INPUT:
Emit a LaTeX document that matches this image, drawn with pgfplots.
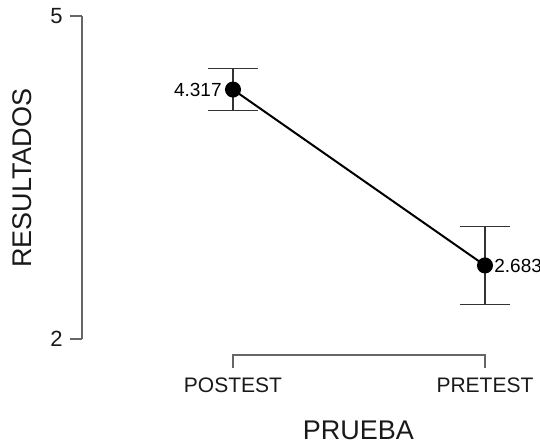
\documentclass[border=0pt]{standalone}
\usepackage{pgfplots}
\pgfplotsset{compat=1.18}
\usepackage{fontspec}
\setmainfont{Liberation Sans}
\begin{document}
\begin{tikzpicture}
\begin{axis}[
  scale only axis,
  width=226.8pt, height=161.5pt,
  xmin=-0.6, xmax=1.2, ymin=2, ymax=5,
  axis y line*=left, axis x line=none,
  y axis line style={black!60, line width=0.75pt, -},
  ytick={2,5},
  tick align=outside,
  major tick length=6pt,
  ytick style={black!60, line width=0.75pt},
  yticklabel style={font=\fontsize{11}{13}\selectfont, text=black!90},
  /pgf/number format/assume math mode=true,
  clip=false,
]
\addplot[black, line width=1pt, mark=*, mark size=3.5pt,
  error bars/.cd, y dir=both, y explicit,
  error bar style={line width=0.6pt, black!80},
  error mark options={rotate=90, mark size=12.5pt, line width=0.6pt, black!80}]
  coordinates {(0,4.317) +- (0,0.198) (1,2.683) +- (0,0.362)};
% x axis bracket
\draw[black!60, line width=0.75pt] (axis cs:0,1.731) -- (axis cs:0,1.8515) -- (axis cs:1,1.8515) -- (axis cs:1,1.731);
\node[font=\fontsize{10.5}{12}\selectfont, text=black!90] at (axis cs:0,1.568) {POSTEST};
\node[font=\fontsize{10.5}{12}\selectfont, text=black!90] at (axis cs:1,1.568) {PRETEST};
\node[font=\fontsize{13.5}{15}\selectfont, text=black!90] at (axis cs:0.498,1.155) {PRUEBA};
\node[font=\fontsize{13.5}{15}\selectfont, text=black!90, rotate=90] at (axis cs:-0.8373,3.495) {RESULTADOS};
% value labels
\node[font=\fontsize{9.5}{11}\selectfont, text=black, anchor=east, inner sep=0pt, xshift=-5.5pt] at (axis cs:0,4.317) {4.317};
\node[font=\fontsize{9.5}{11}\selectfont, text=black, anchor=west, inner sep=0pt, xshift=4.5pt] at (axis cs:1,2.683) {2.683};
\coordinate (BL) at (axis cs:-0.9246,1.0155);
\coordinate (TR) at (axis cs:1.2183,5.1486);
\end{axis}
\pgfresetboundingbox
\path[use as bounding box] (BL) rectangle (TR);
\end{tikzpicture}
\end{document}
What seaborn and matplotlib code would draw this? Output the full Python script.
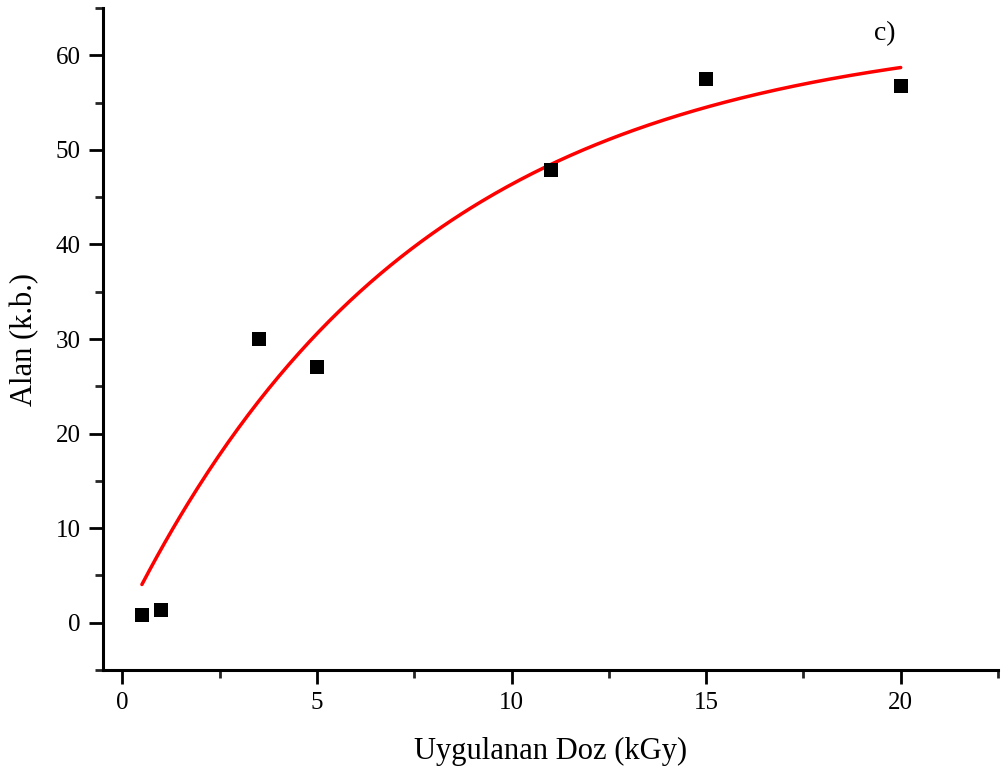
import numpy as np
import pandas as pd
import matplotlib
matplotlib.use("Agg")
import matplotlib.pyplot as plt
from matplotlib.ticker import MultipleLocator
import seaborn as sns

# Data
doz = [0.5, 1.0, 3.5, 5.0, 11.0, 15.0, 20.0]
alan = [0.8, 1.3, 30.0, 27.0, 47.9, 57.5, 56.7]
x_ticks = [0, 5, 10, 15, 20]
y_ticks = [0, 10, 20, 30, 40, 50, 60]
panel_label = "c)"
x_label = "Uygulanan Doz (kGy)"
y_label = "Alan (k.b.)"

df = pd.DataFrame({"doz": doz, "alan": alan})

# Exponential saturation fit y = A*(1 - exp(-x/t)), least squares over t
xd = np.array(doz)
yd = np.array(alan)
best = None
for t in np.linspace(1, 20, 1901):
    g = 1 - np.exp(-xd / t)
    A = np.dot(g, yd) / np.dot(g, g)
    r = np.sum((A * g - yd) ** 2)
    if best is None or r < best[0]:
        best = (r, t, A)
_, t_fit, A_fit = best
xf = np.linspace(min(doz), max(doz), 300)
fit_df = pd.DataFrame({"doz": xf, "alan": A_fit * (1 - np.exp(-xf / t_fit))})

sns.set_style("white")
plt.rcParams["font.family"] = ["Liberation Serif", "DejaVu Serif"]
plt.rcParams["text.color"] = "black"
plt.rcParams["axes.labelcolor"] = "black"

fig = plt.figure(figsize=(10.05, 7.73), dpi=100)
ax = fig.add_axes([103 / 1005, (773 - 670) / 773, (998 - 103) / 1005, (670 - 8) / 773])

sns.lineplot(data=fit_df, x="doz", y="alan", color="#ff0000", linewidth=2.5, ax=ax)
sns.scatterplot(data=df, x="doz", y="alan", marker="s", color="black", s=95,
                edgecolor="black", linewidth=0, ax=ax, zorder=3)

ax.set_xlim(-0.5, 22.5)
ax.set_ylim(-5, 65)
ax.set_xticks(x_ticks)
ax.set_yticks(y_ticks)
ax.xaxis.set_minor_locator(MultipleLocator(2.5))
ax.yaxis.set_minor_locator(MultipleLocator(5))

for s in ["top", "right"]:
    ax.spines[s].set_visible(False)
for s in ["left", "bottom"]:
    ax.spines[s].set_linewidth(2.2)
    ax.spines[s].set_color("black")

ax.tick_params(which="major", direction="out", length=10, width=2, labelsize=18,
               colors="black", bottom=True, left=True, pad=6)
ax.tick_params(which="minor", direction="out", length=6, width=2, bottom=True, left=True)

ax.set_xlabel(x_label, fontsize=22, labelpad=16)
ax.set_ylabel(y_label, fontsize=22, labelpad=12)
ax.text(19.6, 62.3, panel_label, fontsize=20, ha="center", va="center")

fig.savefig("out.png", dpi=100)
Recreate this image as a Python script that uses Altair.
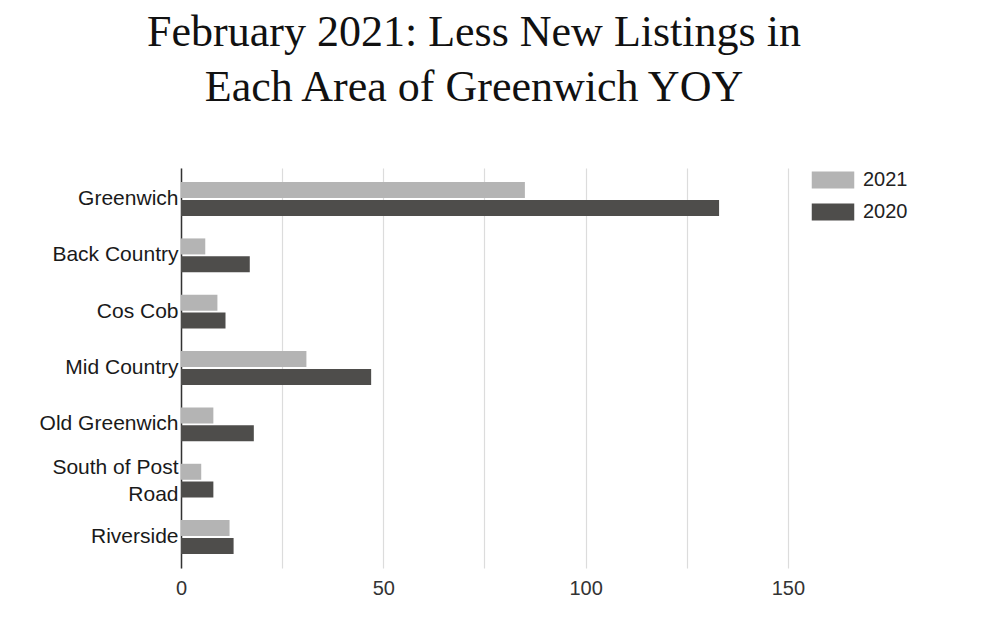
import altair as alt
import pandas as pd

areas = ["Greenwich", "Back Country", "Cos Cob", "Mid Country",
         "Old Greenwich", "South of Post Road", "Riverside"]
listings_2021 = [85, 6, 9, 31, 8, 5, 12]
listings_2020 = [133, 17, 11, 47, 18, 8, 13]
years = ["2021", "2020"]
colors = ["#b4b4b4", "#4e4d4b"]
x_ticks = [0, 25, 50, 75, 100, 125, 150]

rows = []
for a, v1, v2 in zip(areas, listings_2021, listings_2020):
    rows.append({"area": a, "year": "2021", "listings": v1})
    rows.append({"area": a, "year": "2020", "listings": v2})
df = pd.DataFrame(rows)

label_font = "Liberation Sans"

chart = alt.Chart(df).mark_bar().encode(
    x=alt.X("listings:Q",
            scale=alt.Scale(domain=[0, 175], nice=False),
            axis=alt.Axis(values=x_ticks,
                          labelExpr="datum.value % 50 == 0 ? datum.label : ''",
                          labelFlush=False,
                          title=None, domain=False, ticks=False, grid=True,
                          gridColor="#dcdcdc", gridWidth=1.2,
                          labelFont=label_font, labelFontSize=20,
                          labelColor="#333333", labelPadding=10)),
    y=alt.Y("area:N", sort=areas,
            scale=alt.Scale(paddingInner=0.4, paddingOuter=0.25),
            axis=alt.Axis(title=None, ticks=False, domainColor="#333333",
                          domainWidth=1.5,
                          labelExpr="datum.value == 'South of Post Road' ? ['South of Post', 'Road'] : datum.label",
                          labelOffset={"condition": {"test": "datum.value == 'South of Post Road'", "value": -13},
                                       "value": 0},
                          labelFont=label_font, labelFontSize=21,
                          labelColor="#1a1a1a", labelPadding=3,
                          labelLineHeight=27)),
    yOffset=alt.YOffset("year:N", sort=years,
                        scale=alt.Scale(paddingInner=0.1)),
    color=alt.Color("year:N", sort=years,
                    scale=alt.Scale(domain=years, range=colors),
                    legend=alt.Legend(title=None, orient="none",
                                      legendX=642, legendY=2,
                                      padding=0,
                                      symbolType="M-2.5,-1H2.5V1H-2.5Z",
                                      symbolSize=289, symbolStrokeWidth=0,
                                      symbolOpacity=1,
                                      labelOffset=20, rowPadding=12,
                                      labelFont=label_font, labelFontSize=20,
                                      labelColor="#222222")),
).properties(
    width=708, height=400,
    autosize="none",
    padding={"left": 173, "top": 160, "right": 80, "bottom": 60},
    title=alt.TitleParams(
        text=["February 2021: Less New Listings in", "Each Area of Greenwich YOY"],
        font="Liberation Serif", fontSize=44, fontWeight="normal",
        color="#111111", anchor="middle", offset=58, dx=-61, lineHeight=55),
).configure_view(stroke=None)

chart.save("out.html", embed_options={"renderer": "svg", "actions": False})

SET PROBLEM: Everything from the line with "What seaborn and" down to the line with "ax.yaxis.set_minor_locator(MultipleLocator(5))" in the data above should be copied exactly, with both end lines kept and the pictures left out.

ANSWER TO THIS EXERCISE:
What seaborn and matplotlib code would draw this? Output the full Python script.
import numpy as np
import pandas as pd
import matplotlib
matplotlib.use("Agg")
import matplotlib.pyplot as plt
from matplotlib.ticker import MultipleLocator
import seaborn as sns

# Data
doz = [0.5, 1.0, 3.5, 5.0, 11.0, 15.0, 20.0]
alan = [0.8, 1.3, 30.0, 27.0, 47.9, 57.5, 56.7]
x_ticks = [0, 5, 10, 15, 20]
y_ticks = [0, 10, 20, 30, 40, 50, 60]
panel_label = "c)"
x_label = "Uygulanan Doz (kGy)"
y_label = "Alan (k.b.)"

df = pd.DataFrame({"doz": doz, "alan": alan})

# Exponential saturation fit y = A*(1 - exp(-x/t)), least squares over t
xd = np.array(doz)
yd = np.array(alan)
best = None
for t in np.linspace(1, 20, 1901):
    g = 1 - np.exp(-xd / t)
    A = np.dot(g, yd) / np.dot(g, g)
    r = np.sum((A * g - yd) ** 2)
    if best is None or r < best[0]:
        best = (r, t, A)
_, t_fit, A_fit = best
xf = np.linspace(min(doz), max(doz), 300)
fit_df = pd.DataFrame({"doz": xf, "alan": A_fit * (1 - np.exp(-xf / t_fit))})

sns.set_style("white")
plt.rcParams["font.family"] = ["Liberation Serif", "DejaVu Serif"]
plt.rcParams["text.color"] = "black"
plt.rcParams["axes.labelcolor"] = "black"

fig = plt.figure(figsize=(10.05, 7.73), dpi=100)
ax = fig.add_axes([103 / 1005, (773 - 670) / 773, (998 - 103) / 1005, (670 - 8) / 773])

sns.lineplot(data=fit_df, x="doz", y="alan", color="#ff0000", linewidth=2.5, ax=ax)
sns.scatterplot(data=df, x="doz", y="alan", marker="s", color="black", s=95,
                edgecolor="black", linewidth=0, ax=ax, zorder=3)

ax.set_xlim(-0.5, 22.5)
ax.set_ylim(-5, 65)
ax.set_xticks(x_ticks)
ax.set_yticks(y_ticks)
ax.xaxis.set_minor_locator(MultipleLocator(2.5))
ax.yaxis.set_minor_locator(MultipleLocator(5))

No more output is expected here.